There are also valid neutral cases. In a short Qwen3 30B A3B H100 BF16 pretrain run with the all-to-all dispatcher, TE-scoped attn + moe_router + moe_preprocess graphs captured successfully after three warmup steps (48 graphable layers, about 6.9 s capture time on rank 0) but replay iterations 5-8 averaged 42.00 s versus 41.36 s for eager. Treat this as evidence to validate CUDA graphs on the target dispatcher, container, and batch shape rather than enabling them blindly.

Packed-sequence SFT and LoRA#

Packed-sequence finetuning remains sensitive:

TE-scoped graphs can fail if non-Tensor packed-sequence arguments reach the captured path
some failures are environment or container blockers rather than graph-specific
treat packed-sequence plus CUDA graphs as a separate validation target, not as something automatically inherited from pretrain success

Larger MoE pretrain#

Larger MoE runs can become memory-gated before graph replay pays off:

a run that barely fits in eager mode may OOM once graph buffers stay resident
this is especially common with large MoE models, deeper PP, or already-tight HBM headroom
treat CUDA graphs as a throughput optimization for runs with margin, not as a fit-enabling technique

Common Failure Modes#

Missing TE RNG tracker settings causes an assertion before training starts.
Dynamic sequence or batch shapes break capture or replay assumptions.
local full_iteration graphs fail when NaN-loss checking is still enabled.
Illegal scope combinations such as moe with moe_router fail validation.
Runs that fit in eager mode can OOM after enabling graphs because buffers stay pinned.
Short runs can show neutral or slightly slower replay time if the eager baseline is already efficient or the workload is not launch-bound.
Full activation recompute (recompute_granularity=full) with TE-scoped graphs asserts: full recompute is only supported with full iteration CUDA graph.
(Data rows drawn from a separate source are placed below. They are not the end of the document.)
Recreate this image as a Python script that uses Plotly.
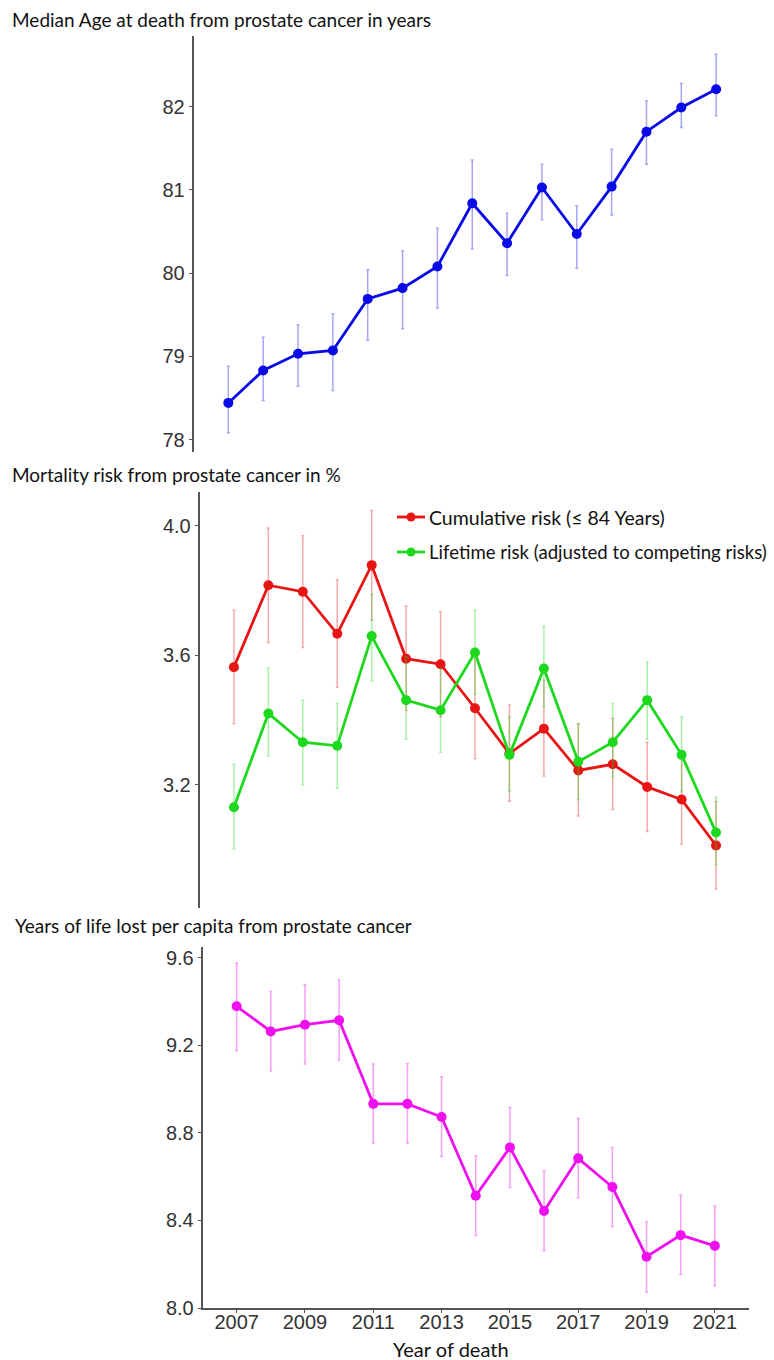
import plotly.graph_objects as go

years = list(range(2007, 2022))

# Panel 1: median age at death (years)
age = [78.44, 78.83, 79.03, 79.07, 79.69, 79.82, 80.08, 80.84, 80.36, 81.03, 80.47, 81.04, 81.70, 81.99, 82.21]
age_hi = [78.88, 79.23, 79.38, 79.51, 80.04, 80.27, 80.54, 81.36, 80.72, 81.31, 80.81, 81.49, 82.07, 82.28, 82.63]
age_lo = [78.08, 78.47, 78.64, 78.59, 79.19, 79.33, 79.58, 80.29, 79.97, 80.64, 80.06, 80.70, 81.31, 81.75, 81.89]

# Panel 2: mortality risk (%)
cum = [3.564, 3.817, 3.797, 3.667, 3.879, 3.590, 3.573, 3.437, 3.297, 3.374, 3.245, 3.264, 3.194, 3.155, 3.013]
cum_hi = [3.740, 3.994, 3.970, 3.834, 4.048, 3.752, 3.734, 3.590, 3.447, 3.524, 3.390, 3.405, 3.332, 3.296, 3.149]
cum_lo = [3.390, 3.640, 3.625, 3.502, 3.709, 3.430, 3.411, 3.281, 3.150, 3.228, 3.104, 3.124, 3.056, 3.018, 2.879]
life = [3.131, 3.421, 3.332, 3.321, 3.660, 3.462, 3.431, 3.609, 3.293, 3.560, 3.272, 3.332, 3.462, 3.293, 3.053]
life_hi = [3.264, 3.563, 3.462, 3.452, 3.789, 3.596, 3.560, 3.740, 3.411, 3.690, 3.388, 3.452, 3.580, 3.411, 3.162]
life_lo = [3.002, 3.289, 3.201, 3.190, 3.521, 3.341, 3.301, 3.481, 3.181, 3.442, 3.154, 3.224, 3.341, 3.179, 2.953]

# Panel 3: years of life lost per capita
yll = [9.379, 9.264, 9.295, 9.315, 8.933, 8.933, 8.873, 8.513, 8.734, 8.443, 8.684, 8.553, 8.234, 8.333, 8.284]
yll_hi = [9.577, 9.447, 9.478, 9.499, 9.115, 9.116, 9.057, 8.696, 8.916, 8.626, 8.866, 8.734, 8.394, 8.516, 8.466]
yll_lo = [9.176, 9.084, 9.115, 9.133, 8.754, 8.754, 8.693, 8.331, 8.551, 8.263, 8.504, 8.373, 8.073, 8.153, 8.102]

x_ticks = [2007, 2009, 2011, 2013, 2015, 2017, 2019, 2021]
age_ticks = [78, 79, 80, 81, 82]
risk_ticks = [3.2, 3.6, 4.0]
yll_ticks = [8.0, 8.4, 8.8, 9.2, 9.6]

titles = ["Median Age at death from prostate cancer in years",
          "Mortality risk from prostate cancer in %",
          "Years of life lost per capita from prostate cancer"]
legend_names = ["Cumulative risk (≤ 84 Years)", "Lifetime risk (adjusted to competing risks)"]
x_title = "Year of death"

W, H = 774, 1360
TXT = "Lato, 'Open Sans', sans-serif"
NUM = "'Liberation Sans', Arial, sans-serif"

BLUE, RED, GREEN, MAG = "#0A0AE6", "#E81515", "#1ED81E", "#EE10EE"


def fx(p):
    return p / W


def fy(p):
    return 1 - p / H


def err(vals, hi, lo, color):
    return dict(type="data", symmetric=False,
                array=[h - v for h, v in zip(hi, vals)],
                arrayminus=[v - l for v, l in zip(vals, lo)],
                color=color, thickness=1.5, width=1.5)


fig = go.Figure()

fig.add_trace(go.Scatter(x=years, y=age, mode="lines+markers", xaxis="x", yaxis="y",
                         line=dict(color=BLUE, width=2.8), marker=dict(size=10, color=BLUE),
                         error_y=err(age, age_hi, age_lo, "rgba(60,60,230,0.45)")))

fig.add_trace(go.Scatter(x=years, y=cum, mode="lines+markers", xaxis="x2", yaxis="y2", name=legend_names[0],
                         line=dict(color=RED, width=2.8), marker=dict(size=10, color=RED),
                         error_y=err(cum, cum_hi, cum_lo, "rgba(232,40,40,0.4)")))
fig.add_trace(go.Scatter(x=years, y=life, mode="lines+markers", xaxis="x2", yaxis="y2", name=legend_names[1],
                         line=dict(color=GREEN, width=2.8), marker=dict(size=10, color=GREEN),
                         error_y=err(life, life_hi, life_lo, "rgba(40,220,40,0.4)")))

fig.add_trace(go.Scatter(x=years, y=yll, mode="lines+markers", xaxis="x3", yaxis="y3",
                         line=dict(color=MAG, width=2.8), marker=dict(size=10, color=MAG),
                         error_y=err(yll, yll_hi, yll_lo, "rgba(238,40,238,0.45)")))

axis_col = "#555555"
tickfont = dict(family=NUM, size=20, color="#333333")

common_y = dict(showgrid=False, zeroline=False, showline=True, linecolor=axis_col, linewidth=1.5,
                ticks="outside", ticklen=3, tickcolor=axis_col, tickwidth=1, tickfont=tickfont,
                automargin=False)

fig.update_layout(
    width=W, height=H, margin=dict(l=0, r=0, t=0, b=0, autoexpand=False),
    paper_bgcolor="white", plot_bgcolor="white", showlegend=False,
    xaxis=dict(domain=[fx(193.5), fx(751)], range=[2006, 2022], anchor="y", visible=False),
    yaxis=dict(domain=[fy(452), fy(36)], range=[77.85, 82.85], anchor="x", tickvals=age_ticks,
               ticktext=[str(t) for t in age_ticks], **common_y),
    xaxis2=dict(domain=[fx(199.5), fx(750.5)], range=[2006, 2022], anchor="y2", visible=False),
    yaxis2=dict(domain=[fy(908), fy(492)], range=[2.82, 4.105], anchor="x2", tickvals=risk_ticks,
                ticktext=[f"{t:.1f}" for t in risk_ticks], **common_y),
    xaxis3=dict(domain=[fx(202.5), fx(749)], range=[2006, 2022], anchor="y3", showgrid=False, zeroline=False,
                showline=True, linecolor=axis_col, linewidth=1.5, ticks="outside", ticklen=3, automargin=False,
                tickcolor=axis_col, tickvals=x_ticks, ticktext=[str(t) for t in x_ticks], tickfont=tickfont,
                ticklabelstandoff=-8),
    yaxis3=dict(domain=[fy(1308), fy(947)], range=[8.0, 9.65], anchor="x3", tickvals=yll_ticks,
                ticktext=[f"{t:.1f}" for t in yll_ticks], **common_y),
)

# manual legend (text reaches the right edge, as in the reference)
for name, col, yrow, fs in zip(legend_names, [RED, GREEN], [517, 552], [19.5, 18.6]):
    fig.add_shape(type="line", xref="paper", yref="paper", x0=fx(397), x1=fx(425), y0=fy(yrow), y1=fy(yrow),
                  line=dict(color=col, width=2.8))
    fig.add_shape(type="circle", xref="paper", yref="paper", x0=fx(406.5), x1=fx(415.5),
                  y0=fy(yrow + 4.5), y1=fy(yrow - 4.5), line=dict(color=col, width=0), fillcolor=col)
    fig.add_annotation(text=name, xref="paper", yref="paper", x=fx(427), y=fy(yrow),
                       xanchor="left", yanchor="middle", showarrow=False,
                       font=dict(family=TXT, size=fs, color="#111111"))

title_pos = [(10, 20), (10, 474), (13, 925)]
for t, (xp, yp) in zip(titles, title_pos):
    fig.add_annotation(text=t, xref="paper", yref="paper", x=fx(xp), y=fy(yp),
                       xanchor="left", yanchor="middle", showarrow=False,
                       font=dict(family=TXT, size=19, color="#111111"))

fig.add_annotation(text=x_title, xref="paper", yref="paper", x=fx(451), y=fy(1349),
                   xanchor="center", yanchor="middle", showarrow=False,
                   font=dict(family=TXT, size=20, color="#111111"))

fig.write_html("out.html", config={"displayModeBar": False},
               post_script="document.body.style.margin='0';document.body.style.overflow='hidden';")
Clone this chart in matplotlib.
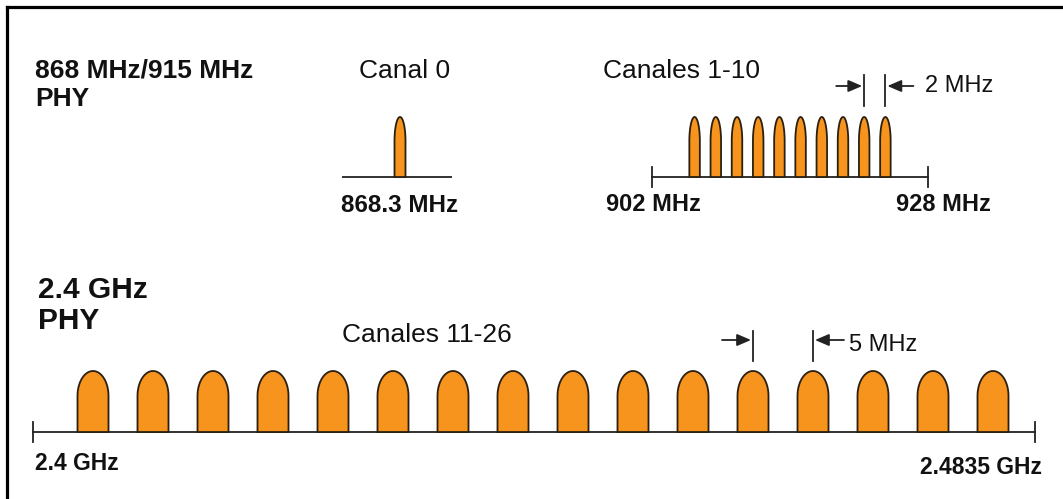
import numpy as np
import matplotlib.pyplot as plt
from matplotlib.lines import Line2D

plt.rcParams['font.family'] = ['Liberation Sans', 'DejaVu Sans']

# channel centre frequencies (MHz)
ch0_freq = [868.3]
band915_edges = [902.0, 928.0]
band915_freqs = [906, 908, 910, 912, 914, 916, 918, 920, 922, 924]
band24_edges = [2400.0, 2483.5]
band24_freqs = [2405, 2410, 2415, 2420, 2425, 2430, 2435, 2440,
                2445, 2450, 2455, 2460, 2465, 2470, 2475, 2480]
spacing_915 = (922, 924)      # channels marked by the "2 MHz" arrows
spacing_24 = (2460, 2465)     # channels marked by the "5 MHz" arrows

W, H = 1063, 499
ORANGE = '#F7941D'
EDGE = '#2b2010'
LINE = '#222222'

fig = plt.figure(figsize=(W / 100, H / 100), dpi=100)


def px_axes(px_left, px_right, base_y, f_ref, px_ref, ppu, top=115, bottom=15):
    # axes whose x unit is MHz (ppu pixels per MHz) and y unit is pixels above the baseline
    ax = fig.add_axes([px_left / W, (H - base_y - bottom) / H,
                       (px_right - px_left) / W, (top + bottom) / H])
    ax.set_xlim(f_ref + (px_left - px_ref) / ppu, f_ref + (px_right - px_ref) / ppu)
    ax.set_ylim(-bottom, top)
    ax.axis('off')
    return ax


def bump(ax, f, width, height, arc):
    t = np.linspace(0, np.pi, 60)
    xs = np.concatenate([[f + width / 2], f + width / 2 * np.cos(t), [f - width / 2]])
    ys = np.concatenate([[0], height - arc + arc * np.sin(t), [0]])
    ax.fill(xs, ys, facecolor=ORANGE, edgecolor=EDGE, lw=1.3, zorder=3)


def spacing_marks(ax, f1, f2, ppu, y0, y1, ya, tail):
    for f in (f1, f2):
        ax.plot([f, f], [y0, y1], color=LINE, lw=1.3)
    style = dict(arrowstyle='-|>,head_length=0.7,head_width=0.3', color=LINE,
                 lw=1.3, shrinkA=0, shrinkB=0, mutation_scale=12)
    ax.annotate('', xy=(f1 - 2 / ppu, ya), xytext=(f1 - tail / ppu, ya), arrowprops=style)
    ax.annotate('', xy=(f2 + 2 / ppu, ya), xytext=(f2 + tail / ppu, ya), arrowprops=style)


def base_line(ax, edges, tick):
    ax.plot(edges, [0, 0], color=LINE, lw=1.3, zorder=2)
    for e in edges:
        ax.plot([e, e], [-tick, tick], color=LINE, lw=1.3)


def label(x, y, s, size, bold=False, ha='left'):
    fig.text(x / W, 1 - y / H, s, fontsize=size, ha=ha, va='baseline',
             fontweight='bold' if bold else 'normal', color='#111111')


# channel 0
ax0 = px_axes(342, 452, 177, ch0_freq[0], 400, 10.6)
ax0.axhline(0, color=LINE, lw=1.3)
for f in ch0_freq:
    bump(ax0, f, 11 / 10.6, 60, 24)

# channels 1-10
ppu1 = 10.6
ax1 = px_axes(630, 950, 177, 915, 790, ppu1)
base_line(ax1, band915_edges, 10)
for f in band915_freqs:
    bump(ax1, f, 10.5 / ppu1, 60, 24)
spacing_marks(ax1, *spacing_915, ppu1, 71, 102, 91, 28)

# channels 11-26
ppu2 = 12.0
ax2 = px_axes(20, 1055, 432, 2400, 33, ppu2)
base_line(ax2, band24_edges, 10)
for f in band24_freqs:
    bump(ax2, f, 31 / ppu2, 61, 25)
spacing_marks(ax2, *spacing_24, ppu2, 71, 101, 92, 31)

# texts
label(35, 77, '868 MHz/915 MHz', 19, bold=True)
label(35, 106, 'PHY', 19, bold=True)
label(38, 298, '2.4 GHz', 21.5, bold=True)
label(38, 329, 'PHY', 21.5, bold=True)
label(359, 78, 'Canal 0', 19)
label(603, 78, 'Canales 1-10', 19)
label(342, 342, 'Canales 11-26', 19)
label(925, 92, '2 MHz', 17)
label(849, 351, '5 MHz', 17)
label(400, 212, '868.3 MHz', 17.4, bold=True, ha='center')
label(653, 211, '902 MHz', 17, bold=True, ha='center')
label(943, 211, '928 MHz', 17, bold=True, ha='center')
label(35, 470, '2.4 GHz', 16.5, bold=True)
label(1042, 474, '2.4835 GHz', 16.5, bold=True, ha='right')

# frame on the left and top edges
fig.add_artist(Line2D([6.5 / W, 6.5 / W], [0, 1 - 6.5 / H], color='black', lw=2.3))
fig.add_artist(Line2D([6.5 / W, 1], [1 - 6.5 / H, 1 - 6.5 / H], color='black', lw=2.3))

fig.savefig('out.png', dpi=100)
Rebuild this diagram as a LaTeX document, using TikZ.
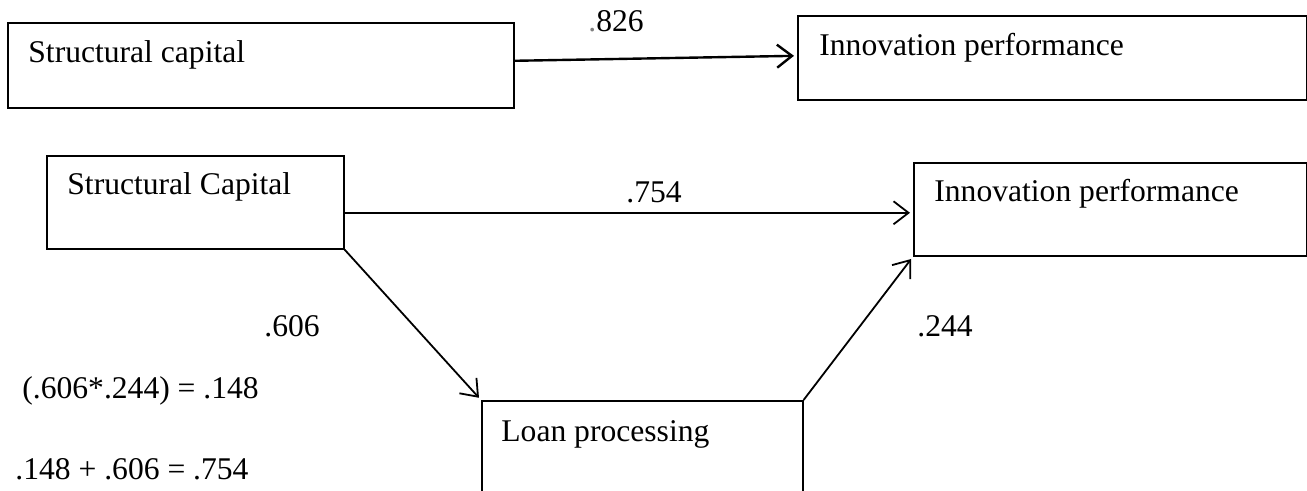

Disable recompute or switch to local implementation.
Packed-sequence SFT/LoRA asserts: CUDA graph accepts only Tensor inputs. inference_context and packed_seq_params are excluded from input list. TE-scoped graphs cannot capture non-Tensor forward arguments.
Older TE/container builds can fail packed-sequence attention before graph capture begins (Available backends = {FlashAttention=False, FusedAttention=False, UnfusedDotProductAttention=False}). In that case the baseline and graph runs are both blocked, so fix the environment first.